A farm feeding chickens with marijuana instead of antibiotics is fetching higher prices from consumers seeking organic poultry, researchers say
- A farm in Thailand has started feeding its chickens with cannabis instead of antibiotics.
- Researchers from Chiang Mai University say the experiment is showing positive signs.
A farm growing medical marijuana in northern Thailand has been feeding its free-range chickens with cannabis instead of antibiotics, and researchers said the experiment has yielded promising results.
Researchers from Chiang Mai University's Department of Animal and Aquatic Sciences said fewer than 10% of the 1,000 chickens at the farm in Lampang have died since they introduced marijuana to the chickens' diet in January 2021.
While the study's findings are still under review and only cover one year's worth of research, Chompunut Lumsangkul — an assistant professor who led the study — told Insider that the cannabis feed appears to be working.
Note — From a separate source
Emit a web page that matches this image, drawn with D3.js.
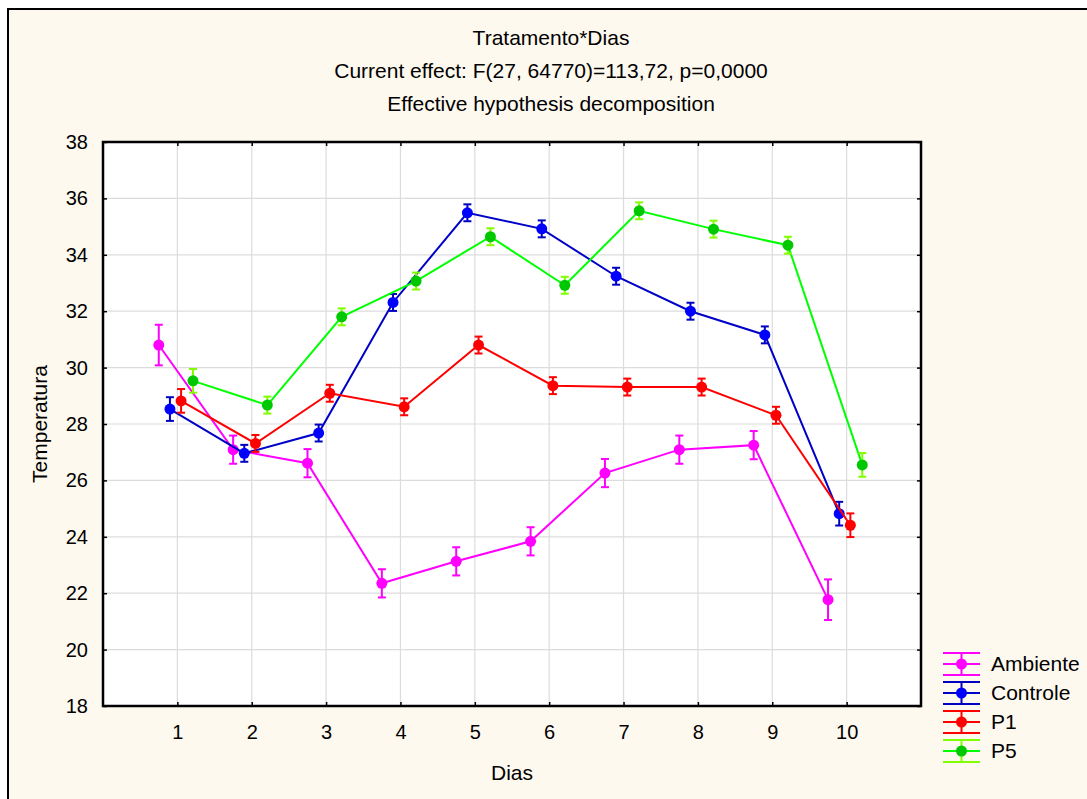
<!DOCTYPE html>
<html>
<head>
<meta charset="utf-8">
<script src="https://cdn.jsdelivr.net/npm/d3@7/dist/d3.min.js"></script>
<style>
  body { margin: 0; background: #ffffff; }
  text { font-family: "Liberation Sans", Arial, sans-serif; fill: #000; }
</style>
</head>
<body>
<script>
// Mean temperature per treatment and day, with error-bar half widths
const days = [1, 2, 3, 4, 5, 6, 7, 8, 9, 10];
const yTicks = [18, 20, 22, 24, 26, 28, 30, 32, 34, 36, 38];

const ambiente    = [30.80, 27.09, 26.61, 22.35, 23.13, 23.84, 26.26, 27.09, 27.25, 21.77];
const ambienteErr = [0.72, 0.50, 0.50, 0.50, 0.50, 0.50, 0.50, 0.50, 0.50, 0.72];
const controle    = [28.53, 26.96, 27.68, 32.31, 35.49, 34.92, 33.24, 32.00, 31.16, 24.82];
const controleErr = [0.42, 0.30, 0.30, 0.30, 0.30, 0.30, 0.30, 0.30, 0.30, 0.42];
const p1          = [28.82, 27.31, 29.09, 28.61, 30.80, 29.36, 29.31, 29.31, 28.31, 24.41];
const p1Err       = [0.42, 0.30, 0.30, 0.30, 0.30, 0.30, 0.30, 0.30, 0.30, 0.42];
const p5          = [29.53, 28.67, 31.80, 33.07, 34.64, 32.92, 35.56, 34.91, 34.34, 26.55];
const p5Err       = [0.42, 0.30, 0.30, 0.30, 0.30, 0.30, 0.30, 0.30, 0.30, 0.42];

const seriesNames = ["Ambiente", "Controle", "P1", "P5"];
const seriesValues = [ambiente, controle, p1, p5];
const seriesErrors = [ambienteErr, controleErr, p1Err, p5Err];
const seriesShift = [-0.25, -0.10, 0.05, 0.21];   // horizontal dodge, in day units
const lineColors   = ["#ff00ff", "#0000c8", "#ff0000", "#00ff00"];
const markerColors = ["#ff00ff", "#0000ff", "#ff0000", "#00c800"];
const errColors    = ["#ff00ff", "#0000c0", "#ff0000", "#80ff00"];

const titleLines = [
  "Tratamento*Dias",
  "Current effect: F(27, 64770)=113,72, p=0,0000",
  "Effective hypothesis decomposition"
];

const W = 1087, H = 799;
const plot = { left: 103, right: 921, top: 142, bottom: 706 };

const svg = d3.select("body").append("svg")
  .attr("width", W).attr("height", H);

// page panel
svg.append("rect")
  .attr("x", 8).attr("y", 9).attr("width", W + 10).attr("height", H + 10)
  .attr("fill", "#fef9ef").attr("stroke", "#000").attr("stroke-width", 2);

const x = d3.scaleLinear().domain([0, 11]).range([plot.left, plot.right]);
const y = d3.scaleLinear().domain([18, 38]).range([plot.bottom, plot.top]);

// plot background
svg.append("rect")
  .attr("x", plot.left).attr("y", plot.top)
  .attr("width", plot.right - plot.left).attr("height", plot.bottom - plot.top)
  .attr("fill", "#fff");

// grid
const grid = svg.append("g").attr("stroke", "#dcdcdc").attr("stroke-width", 1.2);
grid.selectAll("line.v").data(days).join("line")
  .attr("x1", d => x(d)).attr("x2", d => x(d))
  .attr("y1", plot.top).attr("y2", plot.bottom);
grid.selectAll("line.h").data(yTicks.slice(1, -1)).join("line")
  .attr("x1", plot.left).attr("x2", plot.right)
  .attr("y1", d => y(d)).attr("y2", d => y(d));

// axes with inward ticks on all four sides
const axisFont = g => g.selectAll("text")
  .style("font-family", '"Liberation Sans", Arial, sans-serif')
  .style("font-size", "20px").attr("fill", "#000");
const axisStyle = g => {
  g.select(".domain").remove();
  g.selectAll(".tick line").attr("stroke", "#000").attr("stroke-width", 1.5);
};

svg.append("g").attr("transform", `translate(0,${plot.bottom})`)
  .call(d3.axisBottom(x).tickValues(days).tickFormat(d3.format("d")).tickSizeInner(-4).tickPadding(19))
  .call(axisStyle).call(axisFont);
svg.append("g").attr("transform", `translate(0,${plot.top})`)
  .call(d3.axisTop(x).tickValues(days).tickSizeInner(-4).tickFormat(""))
  .call(axisStyle);
svg.append("g").attr("transform", `translate(${plot.left},0)`)
  .call(d3.axisLeft(y).tickValues(yTicks).tickFormat(d3.format("d")).tickSizeInner(-4).tickPadding(15))
  .call(axisStyle).call(axisFont);
svg.append("g").attr("transform", `translate(${plot.right},0)`)
  .call(d3.axisRight(y).tickValues(yTicks).tickSizeInner(-4).tickFormat(""))
  .call(axisStyle);

// frame
svg.append("rect")
  .attr("x", plot.left).attr("y", plot.top)
  .attr("width", plot.right - plot.left).attr("height", plot.bottom - plot.top)
  .attr("fill", "none").attr("stroke", "#000").attr("stroke-width", 2.5);

// series
const line = d3.line().x(d => x(d.day + d.shift)).y(d => y(d.value));
seriesNames.forEach((name, i) => {
  const pts = days.map((d, j) => ({
    day: d, shift: seriesShift[i], value: seriesValues[i][j], err: seriesErrors[i][j]
  }));
  const g = svg.append("g").attr("class", "series-" + name);
  g.append("path").datum(pts)
    .attr("d", line).attr("fill", "none")
    .attr("stroke", lineColors[i]).attr("stroke-width", 2);
  const eb = g.append("g").attr("stroke", errColors[i]).attr("stroke-width", 2);
  eb.selectAll("line.bar").data(pts).join("line")
    .attr("x1", d => x(d.day + d.shift)).attr("x2", d => x(d.day + d.shift))
    .attr("y1", d => y(d.value - d.err)).attr("y2", d => y(d.value + d.err));
  [-1, 1].forEach(s => {
    eb.selectAll("line.cap" + s).data(pts).join("line")
      .attr("x1", d => x(d.day + d.shift) - 4).attr("x2", d => x(d.day + d.shift) + 4)
      .attr("y1", d => y(d.value + s * d.err)).attr("y2", d => y(d.value + s * d.err));
  });
  g.selectAll("circle").data(pts).join("circle")
    .attr("cx", d => x(d.day + d.shift)).attr("cy", d => y(d.value))
    .attr("r", 5.5).attr("fill", markerColors[i]);
});

// titles
svg.append("g").selectAll("text").data(titleLines).join("text")
  .attr("x", 551).attr("y", (d, i) => 45 + i * 33)
  .attr("text-anchor", "middle").style("font-size", "21px")
  .text(d => d);

// axis titles
svg.append("text").attr("x", (plot.left + plot.right) / 2).attr("y", 780)
  .attr("text-anchor", "middle").style("font-size", "21px").text("Dias");
svg.append("text")
  .attr("transform", `translate(47,${(plot.top + plot.bottom) / 2}) rotate(-90)`)
  .attr("text-anchor", "middle").style("font-size", "21px").text("Temperatura");

// legend
const legend = svg.append("g");
seriesNames.forEach((name, i) => {
  const cy = 664 + i * 29;
  const g = legend.append("g");
  g.append("line").attr("x1", 943).attr("x2", 980).attr("y1", cy).attr("y2", cy)
    .attr("stroke", lineColors[i]).attr("stroke-width", 2);
  const e = g.append("g").attr("stroke", errColors[i]).attr("stroke-width", 2);
  e.append("line").attr("x1", 961.5).attr("x2", 961.5).attr("y1", cy - 11).attr("y2", cy + 11);
  e.append("line").attr("x1", 943).attr("x2", 980).attr("y1", cy - 11).attr("y2", cy - 11);
  e.append("line").attr("x1", 943).attr("x2", 980).attr("y1", cy + 11).attr("y2", cy + 11);
  g.append("circle").attr("cx", 961.5).attr("cy", cy).attr("r", 5.5).attr("fill", markerColors[i]);
  g.append("text").attr("x", 991).attr("y", cy + 7).style("font-size", "21px").text(name);
});
</script>
</body>
</html>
The mortality rate for the chickens at the farm has been the same as in regular seasons when there isn't a severe outbreak of any bird-killing disease, she said.
Lumsangkul said the workers produce the birds' special food by adding crushed cannabis to their feed and water. The workers do not use antibiotics or medicines on the chickens during this time.
Besides healthy chickens, the experiment has also allowed the farm to sell its birds for higher prices to consumers seeking organic poultry.
The birds are fetching double the regular price — about $1.50 per pound — mostly because buyers want organic chickens that haven't been administered antibiotics, Lumsangkul said. She also claimed that the chickens' meat — which they call "GanjaChicken" — is more tender and tastes better than regular chickens.
"Consumers in Thailand have been paying attention to this because demand is increasing for chickens and many farmers have to use antibiotics. So some customers want to find a safer product," Lumsangkul said.
As part of the experiment, Lumsangkul said her research team would sometimes give the chickens bolstered levels of tetrahydrocannabinol (THC) — the substance in marijuana that gives users a high — that went past the legal limits for humans in Thailand.
Earlier this month, the Thai government legalized the sale of cannabis products but limited the amount of THC in the items one can consume to 0.2%. By comparison, the chickens at the farm would sometimes get up to 0.4%, Chompunut said.
"I can't say the cannabis doesn't let the chickens get high, but they exhibit normal behavior," she said.
Lumsangkul noted that the full benefits of feeding chickens cannabis are not completely clear, nor why the cannabis is keeping the birds healthy in the first place. However, she said it's likely that marijuana has bioactive compounds, or substances that promote metabolic activity and better health conditions, which are boosting the birds' immune systems.
The study has only been a "screening test" so far and the researchers have yet to test if the cannabis feed helps to protect the chickens against bird flu or other severe diseases, said Lumsangkul.
As for whether people can get high from eating cannabis-fed chickens, Lumsangkul said there's "no way" this could happen. The THC is fully metabolized in the chicken's body before slaughter, so its form is completely changed by the time it gets to the table, she said.